For a session ‘Academia as an arena of elite formation and democratisation’, I am looking for papers (20 min each) that might address some aspects of the following themes:
Ever since the late 18th century, the University has had a dual mission. On the one hand, the University has been intimately linked to the emergence and functioning of the nation-state, offering various ways to unify knowledge and power. On the other hand, the University has also been a locus for critical intelligentsia and socio-political resistance, aiming at democratisation and/or revolution of the society as a whole. As examples we could take academic counter-movements as different as the anti-imperialist Pan-Africans of the late-19th century Liberia, the global Student Revolt of 1968, and the development of Women’s Studies in the early 1980’s as a challenge to the collegial fraternity of white middle-class males.
At the moment, we are faced with a paradox that more people are allowed access to higher education than ever before, but the most valuable rewards of higher education are more concentrated as in the past.
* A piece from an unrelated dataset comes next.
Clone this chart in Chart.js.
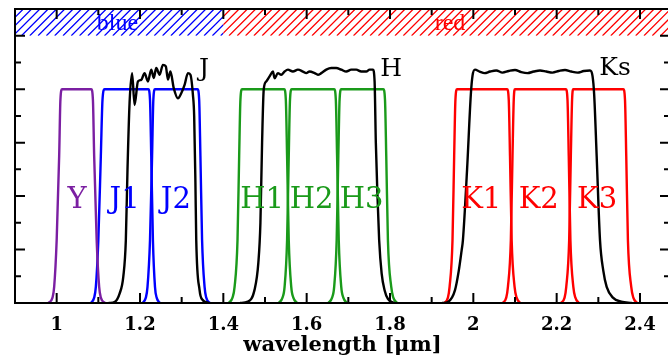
<!DOCTYPE html>
<html>
<head>
<meta charset="utf-8">
<script src="https://cdn.jsdelivr.net/npm/chart.js@4.4.1/dist/chart.umd.min.js"></script>
<style>
  html, body { margin: 0; padding: 0; background: #fff; overflow: hidden; }
  canvas { display: block; }
</style>
</head>
<body>
<canvas id="filterPlot" width="670" height="356"></canvas>
<script>
// Broad-band transmission curves [wavelength um, transmission]
const bandJ = [[1.125,0],[1.140,0.005],[1.151,0.035],[1.160,0.10],[1.166,0.235],[1.170,0.5],[1.175,0.75],[1.181,0.86],[1.187,0.741],[1.195,0.829],[1.203,0.835],[1.211,0.86],[1.219,0.829],[1.227,0.873],[1.233,0.842],[1.239,0.879],[1.247,0.854],[1.255,0.891],[1.262,0.885],[1.267,0.836],[1.273,0.866],[1.281,0.804],[1.291,0.766],[1.299,0.785],[1.307,0.816],[1.315,0.86],[1.321,0.854],[1.327,0.779],[1.330,0.70],[1.333,0.45],[1.335,0.235],[1.343,0.048],[1.350,0.012],[1.365,0]];
const bandH = [[1.440,0],[1.459,0.005],[1.475,0.05],[1.484,0.15],[1.489,0.3],[1.493,0.6],[1.497,0.8],[1.503,0.829],[1.511,0.848],[1.519,0.866],[1.523,0.841],[1.531,0.86],[1.539,0.854],[1.547,0.866],[1.555,0.873],[1.567,0.866],[1.579,0.873],[1.591,0.866],[1.599,0.86],[1.607,0.866],[1.619,0.86],[1.627,0.854],[1.635,0.86],[1.647,0.873],[1.659,0.879],[1.671,0.879],[1.683,0.873],[1.695,0.866],[1.707,0.873],[1.719,0.873],[1.731,0.866],[1.743,0.866],[1.751,0.873],[1.759,0.873],[1.763,0.83],[1.766,0.6],[1.770,0.4],[1.774,0.235],[1.780,0.11],[1.787,0.048],[1.795,0.015],[1.810,0]];
const bandKs = [[1.925,0],[1.940,0.005],[1.956,0.048],[1.965,0.12],[1.972,0.198],[1.975,0.235],[1.985,0.5],[1.994,0.78],[1.998,0.85],[2.004,0.873],[2.015,0.866],[2.027,0.86],[2.040,0.866],[2.055,0.87],[2.070,0.862],[2.085,0.868],[2.100,0.872],[2.115,0.864],[2.130,0.86],[2.145,0.866],[2.160,0.87],[2.175,0.866],[2.190,0.862],[2.205,0.868],[2.220,0.872],[2.235,0.866],[2.250,0.862],[2.265,0.868],[2.280,0.870],[2.286,0.85],[2.290,0.78],[2.296,0.55],[2.304,0.235],[2.312,0.12],[2.320,0.06],[2.335,0.02],[2.355,0.005],[2.380,0]];

// Medium-band filters
const filtY  = [[0.980,0],[0.990,0.02],[0.994,0.06],[1.000,0.235],[1.006,0.55],[1.009,0.76],[1.013,0.8],[1.083,0.8],[1.087,0.76],[1.090,0.55],[1.096,0.235],[1.102,0.06],[1.106,0.02],[1.116,0]];
const filtJ1 = [[1.082,0],[1.090,0.02],[1.094,0.06],[1.100,0.235],[1.106,0.55],[1.110,0.76],[1.115,0.8],[1.220,0.8],[1.224,0.76],[1.227,0.55],[1.231,0.235],[1.236,0.06],[1.240,0.02],[1.248,0]];
const filtJ2 = [[1.206,0],[1.214,0.02],[1.218,0.06],[1.224,0.235],[1.229,0.55],[1.232,0.76],[1.236,0.8],[1.338,0.8],[1.342,0.76],[1.345,0.55],[1.349,0.235],[1.355,0.06],[1.359,0.02],[1.368,0]];
const filtH1 = [[1.413,0],[1.422,0.02],[1.427,0.06],[1.434,0.235],[1.438,0.55],[1.441,0.76],[1.445,0.8],[1.546,0.8],[1.550,0.76],[1.553,0.55],[1.557,0.235],[1.563,0.06],[1.568,0.02],[1.577,0]];
const filtH2 = [[1.533,0],[1.542,0.02],[1.547,0.06],[1.553,0.235],[1.557,0.55],[1.560,0.76],[1.564,0.8],[1.666,0.8],[1.670,0.76],[1.673,0.55],[1.677,0.235],[1.683,0.06],[1.688,0.02],[1.697,0]];
const filtH3 = [[1.652,0],[1.661,0.02],[1.666,0.06],[1.672,0.235],[1.676,0.55],[1.679,0.76],[1.683,0.8],[1.784,0.8],[1.788,0.76],[1.791,0.55],[1.795,0.235],[1.803,0.06],[1.808,0.02],[1.817,0]];
const filtK1 = [[1.930,0],[1.939,0.02],[1.943,0.06],[1.950,0.235],[1.954,0.55],[1.957,0.76],[1.961,0.8],[2.081,0.8],[2.085,0.76],[2.088,0.55],[2.092,0.235],[2.099,0.06],[2.104,0.02],[2.112,0]];
const filtK2 = [[2.070,0],[2.079,0.02],[2.083,0.06],[2.090,0.235],[2.094,0.55],[2.097,0.76],[2.100,0.8],[2.222,0.8],[2.226,0.76],[2.229,0.55],[2.233,0.235],[2.240,0.06],[2.245,0.02],[2.253,0]];
const filtK3 = [[2.210,0],[2.219,0.02],[2.223,0.06],[2.230,0.235],[2.234,0.55],[2.237,0.76],[2.240,0.8],[2.360,0.8],[2.364,0.76],[2.367,0.55],[2.371,0.235],[2.379,0.06],[2.384,0.02],[2.393,0]];

// Labels: [text, wavelength, transmission]
const filterLabels = [['Y',1.049,0.385],['J1',1.163,0.385],['J2',1.286,0.385],['H1',1.493,0.385],['H2',1.612,0.385],['H3',1.732,0.385],['K1',2.019,0.385],['K2',2.157,0.385],['K3',2.297,0.385]];
const filterLabelColors = ['#7b1fa2','#0000ff','#0000ff','#1a9a1a','#1a9a1a','#1a9a1a','#ff0000','#ff0000','#ff0000'];
const bandLabels = [['J',1.3535,0.874],['H',1.803,0.874],['Ks',2.340,0.877]];

// Hatched arm regions along the top
const armEdges = [0.9, 1.4, 2.472];
const armNames = ['blue', 'red'];
const armColors = ['#0000ff', '#ff0000'];
const armTextX = [1.146, 1.944];
const armRange = [1.0, 1.1];

// Axis ticks
const xTickVals = [1, 1.2, 1.4, 1.6, 1.8, 2, 2.2, 2.4];
const xMinorVals = [1.1, 1.3, 1.5, 1.7, 1.9, 2.1, 2.3];
const yTickVals = [0.2, 0.4, 0.6, 0.8, 1.0];
const yMinorVals = [0.1, 0.3, 0.5, 0.7, 0.9];

function pts(arr) { return arr.map(p => ({x: p[0], y: p[1]})); }
function line(arr, color) {
    return { data: pts(arr), borderColor: color, borderWidth: 2.4, pointRadius: 0, fill: false, cubicInterpolationMode: 'monotone' };
}

// decorations: hatched arms, frame, inward ticks, labels
const decor = {
    id: 'decor',
    beforeDatasetsDraw(chart) {
        const {ctx, chartArea: a, scales: {x, y}} = chart;
        const yt = y.getPixelForValue(armRange[1]);
        const yb = y.getPixelForValue(armRange[0]);
        const h = yb - yt;
        for (let i = 0; i < armNames.length; i++) {
            const x0 = x.getPixelForValue(armEdges[i]);
            const x1 = Math.min(x.getPixelForValue(armEdges[i + 1]), a.right);
            ctx.save();
            ctx.beginPath();
            ctx.rect(x0, yt, x1 - x0, h);
            ctx.clip();
            ctx.strokeStyle = armColors[i];
            ctx.lineWidth = 1.3;
            ctx.beginPath();
            for (let s = a.left - h; s < a.right; s += 8.3) {
                ctx.moveTo(s, yb);
                ctx.lineTo(s + h, yt);
            }
            ctx.stroke();
            ctx.restore();
            ctx.save();
            ctx.fillStyle = armColors[i];
            ctx.font = '24px "Liberation Serif"';
            ctx.textAlign = 'center';
            ctx.textBaseline = 'middle';
            ctx.fillText(armNames[i], x.getPixelForValue(armTextX[i]), (yt + yb) / 2 + 1);
            ctx.restore();
        }
    },
    afterDraw(chart) {
        const {ctx, chartArea: a, scales: {x, y}} = chart;
        ctx.save();
        ctx.textAlign = 'center';
        ctx.textBaseline = 'middle';
        ctx.font = '29px "DejaVu Serif"';
        filterLabels.forEach((l, i) => {
            ctx.fillStyle = filterLabelColors[i];
            ctx.fillText(l[0], x.getPixelForValue(l[1]), y.getPixelForValue(l[2]));
        });
        ctx.fillStyle = '#000';
        ctx.font = '25px "DejaVu Serif"';
        bandLabels.forEach(l => ctx.fillText(l[0], x.getPixelForValue(l[1]), y.getPixelForValue(l[2])));

        ctx.strokeStyle = '#000';
        ctx.lineWidth = 2;
        ctx.strokeRect(a.left, a.top, a.right - a.left, a.bottom - a.top);
        ctx.beginPath();
        const xt = (v, len) => {
            const px = x.getPixelForValue(v);
            ctx.moveTo(px, a.bottom); ctx.lineTo(px, a.bottom - len);
            ctx.moveTo(px, a.top); ctx.lineTo(px, a.top + len);
        };
        const yt = (v, len) => {
            const py = y.getPixelForValue(v);
            ctx.moveTo(a.left, py); ctx.lineTo(a.left + len, py);
            ctx.moveTo(a.right, py); ctx.lineTo(a.right - len, py);
        };
        xTickVals.forEach(v => xt(v, 10));
        xMinorVals.forEach(v => xt(v, 6));
        yTickVals.forEach(v => yt(v, 10));
        yMinorVals.forEach(v => yt(v, 6));
        ctx.stroke();
        ctx.restore();
    }
};

const chart = new Chart(document.getElementById('filterPlot'), {
    type: 'line',
    data: {
        datasets: [
            line(bandJ, '#000'), line(bandH, '#000'), line(bandKs, '#000'),
            line(filtY, '#7b1fa2'),
            line(filtJ1, '#0000ff'), line(filtJ2, '#0000ff'),
            line(filtH1, '#1a9a1a'), line(filtH2, '#1a9a1a'), line(filtH3, '#1a9a1a'),
            line(filtK1, '#ff0000'), line(filtK2, '#ff0000'), line(filtK3, '#ff0000')
        ]
    },
    options: {
        responsive: false,
        animation: false,
        layout: { padding: { left: 15, top: 9, right: 0, bottom: 0 } },
        plugins: { legend: { display: false }, tooltip: { enabled: false } },
        scales: {
            x: {
                type: 'linear', min: 0.9, max: 2.472,
                grid: { display: false }, border: { display: false },
                afterBuildTicks: s => { s.ticks = xTickVals.map(v => ({ value: v })); },
                afterFit: s => { s.height = 53; },
                ticks: {
                    padding: 4, color: '#000', maxRotation: 0, autoSkip: false,
                    font: { family: 'DejaVu Serif', size: 18, weight: 'bold' },
                    callback: v => String(v)
                },
                title: {
                    display: true, text: 'wavelength [\u03bcm]', color: '#000',
                    font: { family: 'DejaVu Serif', size: 21, weight: 'bold' },
                    padding: { top: 0, bottom: -2 }
                }
            },
            y: { display: false, min: 0, max: 1.1 }
        }
    },
    plugins: [decor]
});
</script>
</body>
</html>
The session is thus open for a debate: How the University has acted as an agent of democratisation, or have claims for “democratisation” mainly been presented to legitimate a massive subsidy to the middle and upper-middle classes? To analyse the present situation, a deeper understanding of its historical backgrounds and a comparison of different experiences in various parts of the world is essential.
How to propose a paper
If you want to propose a paper, please send your abstract (ca. 200-300 words) to the session organiser, Dr. Marja Jalava (firstname.lastname@example.org), no later than 23 March 2007. Allow me some time to respond; if I have not replied in a couple of days or a week, please mail again: in a world of spam it is always possible that messages from previously unknown addresses are accidentally deleted. I also ask you to use the word ESSHC in the message heading.
The European Social Science History Conferences are bi-annual gatherings of historians and social scientists of different fields. The latest conferences in Berlin 2004 and in Amsterdam 2006 were both attended by approximately 1300 scholars. The responsible organiser of
the conference is the International Institute of Social History (Amsterdam).
The seventh ESSHC will take place in Lisbon, Portugal, 27 February–1 March 2008. The conference consists of 28 more specialized, thematic networks, which arrange their own session programme. In a typical session of 120 minutes there are normally four paper presentations, one discussant and one chair. The conference fee is 200 € (if paid in advance, autumn 2007). Please visit the conference website http://www.iisg.nl/esshc for more information.
The Elites network
The Elites network of the ESSHC hosts sessions concerning the history of cultural, political, economic and social elites. At the 2006 conference the Elites network organised 16 sessions. Papers from all over Europe and from the USA were numerous. The network hopes that
this trend will continue also at the Lisbon conference, where the network aims at organising about the same number of sessions as before.
The Politics, Citizenship, and Nations network
In 2008, the networks of Politics and Nations will merge into the new network Politics, Citizenship and Nations, chaired by Ido de Haan (Utrecht University) and André Gerrits (University of Amsterdam). In 2008, the network invites papers and sessions on any issue related to the history of politics, citizenship and nations, yet with a special interest in sessions on the following topics: (1) The history of democracy and democratisation; (2) The history of states and citizenship; and (3) Local, national and cosmopolitan citizenship.